[STATED GOAL]
Can you set down, exactly as they appear below, the lines from the opening of the material through the one bearing "from matplotlib.ticker import", minus the pictures?

[SOURCE MATERIAL]
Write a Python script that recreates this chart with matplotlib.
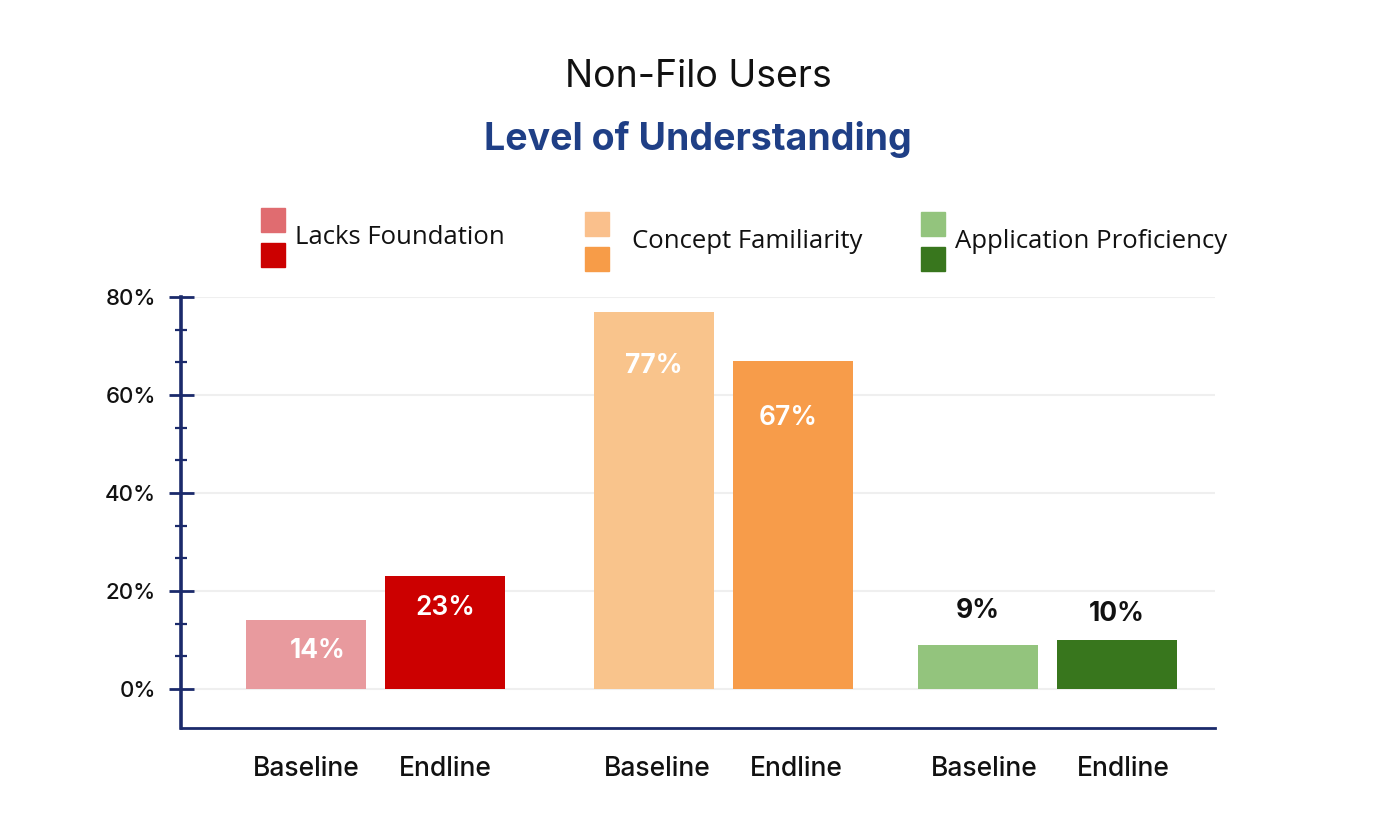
import matplotlib.pyplot as plt
from matplotlib.patches import Rectangle
from matplotlib.ticker import FixedLocator, FuncFormatter

# Data
categories = ['Lacks Foundation', 'Concept Familiarity', 'Application Proficiency']
phases = ['Baseline', 'Endline']
baseline = [14, 77, 9]
endline = [23, 67, 10]

# Colours
bar_colors = [('#E89A9E', '#CC0000'), ('#F9C48C', '#F79C4A'), ('#93C47D', '#38761D')]
legend_colors = [('#E06C70', '#CC0000'), ('#FAC08C', '#F79C48'), ('#93C47D', '#38761D')]
navy = '#1B2A6B'
title_blue = '#1F3F86'

W, H = 1387, 840
fig = plt.figure(figsize=(W / 100, H / 100), dpi=100)
fig.patch.set_facecolor('white')

def fx(px):
    return px / W

def fy(py):
    return 1 - py / H

# axes placed to match the reference frame
ax = fig.add_axes([fx(181), fy(728), fx(1215) - fx(181), fy(297) - fy(728)])
ax.set_ylim(-8, 80)
ax.set_xlim(-0.58, 2.50)

group_x = [0, 1.035, 2.0]
width = 0.357
offset = 0.207
label_font = ['Inter', 'DejaVu Sans']

for i, cat in enumerate(categories):
    for j, vals in enumerate([baseline, endline]):
        x = group_x[i] + (j * 2 - 1) * offset
        ax.bar(x, vals[i], width=width, color=bar_colors[i][j], zorder=3)

# value labels: (group, value, inside?, dx, dy)
label_specs = [
    (0, baseline[0], True, 0.035, -6.3),
    (0, endline[0], True, 0, -6.6),
    (1, baseline[1], True, 0, -11.0),
    (1, endline[1], True, -0.013, -11.7),
    (2, baseline[2], False, 0, 6.9),
    (2, endline[2], False, 0, 5.3),
]
for k, (i, v, inside, dx, dy) in enumerate(label_specs):
    j = k % 2
    x = group_x[i] + (j * 2 - 1) * offset + dx
    color = 'white' if inside else '#111111'
    ax.text(x, v + dy, f'{v}%', ha='center', va='center', fontsize=19,
            fontweight='semibold' if k in (1, 3) else 'bold', color=color,
            family=label_font, zorder=4)

# gridlines
for yv in range(0, 81, 20):
    ax.plot([-0.55, 2.50], [yv, yv], color='#EFEFEF', lw=1.5, zorder=1)

# spines and ticks
for s in ['top', 'right']:
    ax.spines[s].set_visible(False)
ax.spines['left'].set_color(navy)
ax.spines['left'].set_linewidth(2.6)
ax.spines['bottom'].set_color(navy)
ax.spines['bottom'].set_linewidth(2)
ax.set_yticks([0, 20, 40, 60, 80])
ax.yaxis.set_minor_locator(FixedLocator([v * 20 / 3 for v in range(13) if v % 3]))
ax.yaxis.set_major_formatter(FuncFormatter(lambda v, p: f'{int(v)}%'))
ax.tick_params(axis='y', which='major', direction='inout', length=18, width=2,
               color=navy, pad=9, labelsize=16)
ax.tick_params(axis='y', which='minor', direction='inout', length=9, width=1.6,
               color=navy)
for lbl in ax.get_yticklabels():
    lbl.set_family(label_font)
    lbl.set_fontweight('medium')
    lbl.set_color('#111111')

xt = []
xl = []
for i in range(len(categories)):
    for j, ph in enumerate(phases):
        xt.append(group_x[i] + (j * 2 - 1) * offset + 0.01 * i)
        xl.append(ph)
ax.set_xticks(xt)
ax.set_xticklabels(xl, family=label_font, fontsize=19, color='#111111',
                   fontweight='medium')
ax.tick_params(axis='x', length=0, pad=20)

# titles
fig.text(fx(698), fy(77), 'Non-Filo Users', ha='center', va='center',
         fontsize=27, family=label_font, color='#111111')
fig.text(fx(698), fy(140), 'Level of Understanding', ha='center', va='center',
         fontsize=27, fontweight='bold', family=label_font, color=title_blue)

# legend built from squares and text
legend_pos = [(261, 208, 295, 238), (585, 212, 632, 242), (921, 212, 955, 242)]
for (cat, cols, (lx, ly, tx, ty)) in zip(categories, legend_colors, legend_pos):
    for k in range(2):
        top = ly + k * 35
        fig.add_artist(Rectangle((fx(lx), fy(top + 24)), fx(24), fy(top) - fy(top + 24),
                                 transform=fig.transFigure, color=cols[k]))
    fig.text(fx(tx), fy(ty), cat, ha='left', va='center', fontsize=18.5,
             family=['Open Sans', 'DejaVu Sans'], color='#111111')

fig.savefig('out.png', dpi=100)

[CORRECT RESULT]
Write a Python script that recreates this chart with matplotlib.
import matplotlib.pyplot as plt
from matplotlib.patches import Rectangle
from matplotlib.ticker import FixedLocator, FuncFormatter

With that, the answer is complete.